WRITTEN INSTRUCTION = Retype all of the listing exactly, passing over any picture you find.

RECORDED DATA =
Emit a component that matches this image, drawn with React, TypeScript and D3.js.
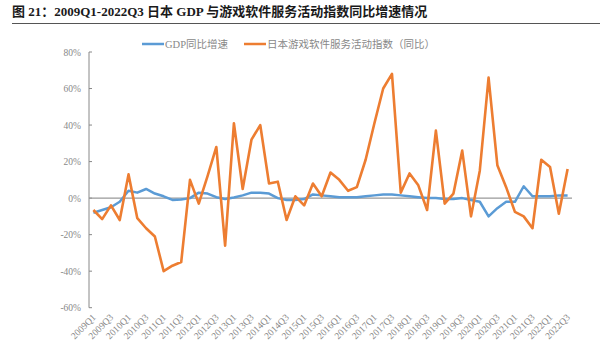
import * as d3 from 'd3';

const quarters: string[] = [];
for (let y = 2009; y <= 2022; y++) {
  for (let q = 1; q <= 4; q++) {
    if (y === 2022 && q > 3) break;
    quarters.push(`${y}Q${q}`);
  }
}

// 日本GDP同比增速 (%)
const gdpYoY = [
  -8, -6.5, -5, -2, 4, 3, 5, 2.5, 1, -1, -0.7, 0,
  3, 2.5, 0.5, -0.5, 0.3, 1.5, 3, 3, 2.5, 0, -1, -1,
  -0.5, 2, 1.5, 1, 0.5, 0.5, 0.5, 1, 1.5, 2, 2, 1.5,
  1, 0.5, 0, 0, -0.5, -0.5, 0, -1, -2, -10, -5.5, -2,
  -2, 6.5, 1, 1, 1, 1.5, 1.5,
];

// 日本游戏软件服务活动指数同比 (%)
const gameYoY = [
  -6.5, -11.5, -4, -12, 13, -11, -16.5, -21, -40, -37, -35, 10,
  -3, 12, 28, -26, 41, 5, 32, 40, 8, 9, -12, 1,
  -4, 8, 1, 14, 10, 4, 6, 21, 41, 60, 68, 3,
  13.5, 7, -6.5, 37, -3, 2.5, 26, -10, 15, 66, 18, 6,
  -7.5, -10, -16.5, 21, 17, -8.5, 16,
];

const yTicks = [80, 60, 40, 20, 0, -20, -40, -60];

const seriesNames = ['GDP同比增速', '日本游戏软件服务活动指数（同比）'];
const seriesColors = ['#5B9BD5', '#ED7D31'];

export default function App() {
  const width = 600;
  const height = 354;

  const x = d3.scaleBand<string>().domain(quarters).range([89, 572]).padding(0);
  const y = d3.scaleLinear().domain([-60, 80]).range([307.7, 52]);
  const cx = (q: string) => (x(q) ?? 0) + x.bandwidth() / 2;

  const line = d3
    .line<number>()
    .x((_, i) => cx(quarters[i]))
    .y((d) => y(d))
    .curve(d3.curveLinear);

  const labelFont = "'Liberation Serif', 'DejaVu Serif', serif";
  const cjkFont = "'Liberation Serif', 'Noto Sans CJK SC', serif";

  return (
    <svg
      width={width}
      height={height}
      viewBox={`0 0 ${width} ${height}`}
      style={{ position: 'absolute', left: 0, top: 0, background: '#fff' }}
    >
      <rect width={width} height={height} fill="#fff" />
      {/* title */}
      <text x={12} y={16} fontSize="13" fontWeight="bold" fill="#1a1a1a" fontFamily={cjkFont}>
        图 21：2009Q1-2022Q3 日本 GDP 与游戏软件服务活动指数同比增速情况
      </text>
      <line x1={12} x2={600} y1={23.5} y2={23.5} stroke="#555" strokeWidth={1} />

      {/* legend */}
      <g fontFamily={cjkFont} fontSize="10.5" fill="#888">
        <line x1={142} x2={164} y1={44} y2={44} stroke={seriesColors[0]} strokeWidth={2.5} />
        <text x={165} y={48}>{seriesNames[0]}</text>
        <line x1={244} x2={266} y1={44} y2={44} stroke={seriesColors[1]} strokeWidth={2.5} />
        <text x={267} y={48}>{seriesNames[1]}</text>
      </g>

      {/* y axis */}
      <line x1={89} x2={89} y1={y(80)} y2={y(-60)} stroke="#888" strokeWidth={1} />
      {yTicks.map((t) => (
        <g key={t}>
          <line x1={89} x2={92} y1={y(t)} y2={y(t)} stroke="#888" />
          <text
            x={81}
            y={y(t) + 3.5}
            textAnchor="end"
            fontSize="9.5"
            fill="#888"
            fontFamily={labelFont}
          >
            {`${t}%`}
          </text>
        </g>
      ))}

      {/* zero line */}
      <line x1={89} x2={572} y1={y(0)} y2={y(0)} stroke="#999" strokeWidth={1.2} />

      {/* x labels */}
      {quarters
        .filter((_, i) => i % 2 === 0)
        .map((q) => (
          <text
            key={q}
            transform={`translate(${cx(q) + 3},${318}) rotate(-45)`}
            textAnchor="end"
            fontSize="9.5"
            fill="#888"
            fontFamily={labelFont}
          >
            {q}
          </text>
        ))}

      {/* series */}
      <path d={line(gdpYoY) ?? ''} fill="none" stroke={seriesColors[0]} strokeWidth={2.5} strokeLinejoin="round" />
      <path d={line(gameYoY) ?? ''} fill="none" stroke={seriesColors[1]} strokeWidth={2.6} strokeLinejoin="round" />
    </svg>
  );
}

FULL RESPONSE =
Emit a component that matches this image, drawn with React, TypeScript and D3.js.
import * as d3 from 'd3';

const quarters: string[] = [];
for (let y = 2009; y <= 2022; y++) {
  for (let q = 1; q <= 4; q++) {
    if (y === 2022 && q > 3) break;
    quarters.push(`${y}Q${q}`);
  }
}

// 日本GDP同比增速 (%)
const gdpYoY = [
  -8, -6.5, -5, -2, 4, 3, 5, 2.5, 1, -1, -0.7, 0,
  3, 2.5, 0.5, -0.5, 0.3, 1.5, 3, 3, 2.5, 0, -1, -1,
  -0.5, 2, 1.5, 1, 0.5, 0.5, 0.5, 1, 1.5, 2, 2, 1.5,
  1, 0.5, 0, 0, -0.5, -0.5, 0, -1, -2, -10, -5.5, -2,
  -2, 6.5, 1, 1, 1, 1.5, 1.5,
];

// 日本游戏软件服务活动指数同比 (%)
const gameYoY = [
  -6.5, -11.5, -4, -12, 13, -11, -16.5, -21, -40, -37, -35, 10,
  -3, 12, 28, -26, 41, 5, 32, 40, 8, 9, -12, 1,
  -4, 8, 1, 14, 10, 4, 6, 21, 41, 60, 68, 3,
  13.5, 7, -6.5, 37, -3, 2.5, 26, -10, 15, 66, 18, 6,
  -7.5, -10, -16.5, 21, 17, -8.5, 16,
];

const yTicks = [80, 60, 40, 20, 0, -20, -40, -60];

const seriesNames = ['GDP同比增速', '日本游戏软件服务活动指数（同比）'];
const seriesColors = ['#5B9BD5', '#ED7D31'];

export default function App() {
  const width = 600;
  const height = 354;

  const x = d3.scaleBand<string>().domain(quarters).range([89, 572]).padding(0);
  const y = d3.scaleLinear().domain([-60, 80]).range([307.7, 52]);
  const cx = (q: string) => (x(q) ?? 0) + x.bandwidth() / 2;

  const line = d3
    .line<number>()
    .x((_, i) => cx(quarters[i]))
    .y((d) => y(d))
    .curve(d3.curveLinear);

  const labelFont = "'Liberation Serif', 'DejaVu Serif', serif";
  const cjkFont = "'Liberation Serif', 'Noto Sans CJK SC', serif";

  return (
    <svg
      width={width}
      height={height}
      viewBox={`0 0 ${width} ${height}`}
      style={{ position: 'absolute', left: 0, top: 0, background: '#fff' }}
    >
      <rect width={width} height={height} fill="#fff" />
      {/* title */}
      <text x={12} y={16} fontSize="13" fontWeight="bold" fill="#1a1a1a" fontFamily={cjkFont}>
        图 21：2009Q1-2022Q3 日本 GDP 与游戏软件服务活动指数同比增速情况
      </text>
      <line x1={12} x2={600} y1={23.5} y2={23.5} stroke="#555" strokeWidth={1} />

      {/* legend */}
      <g fontFamily={cjkFont} fontSize="10.5" fill="#888">
        <line x1={142} x2={164} y1={44} y2={44} stroke={seriesColors[0]} strokeWidth={2.5} />
        <text x={165} y={48}>{seriesNames[0]}</text>
        <line x1={244} x2={266} y1={44} y2={44} stroke={seriesColors[1]} strokeWidth={2.5} />
        <text x={267} y={48}>{seriesNames[1]}</text>
      </g>

      {/* y axis */}
      <line x1={89} x2={89} y1={y(80)} y2={y(-60)} stroke="#888" strokeWidth={1} />
      {yTicks.map((t) => (
        <g key={t}>
          <line x1={89} x2={92} y1={y(t)} y2={y(t)} stroke="#888" />
          <text
            x={81}
            y={y(t) + 3.5}
            textAnchor="end"
            fontSize="9.5"
            fill="#888"
            fontFamily={labelFont}
          >
            {`${t}%`}
          </text>
        </g>
      ))}

      {/* zero line */}
      <line x1={89} x2={572} y1={y(0)} y2={y(0)} stroke="#999" strokeWidth={1.2} />

      {/* x labels */}
      {quarters
        .filter((_, i) => i % 2 === 0)
        .map((q) => (
          <text
            key={q}
            transform={`translate(${cx(q) + 3},${318}) rotate(-45)`}
            textAnchor="end"
            fontSize="9.5"
            fill="#888"
            fontFamily={labelFont}
          >
            {q}
          </text>
        ))}

      {/* series */}
      <path d={line(gdpYoY) ?? ''} fill="none" stroke={seriesColors[0]} strokeWidth={2.5} strokeLinejoin="round" />
      <path d={line(gameYoY) ?? ''} fill="none" stroke={seriesColors[1]} strokeWidth={2.6} strokeLinejoin="round" />
    </svg>
  );
}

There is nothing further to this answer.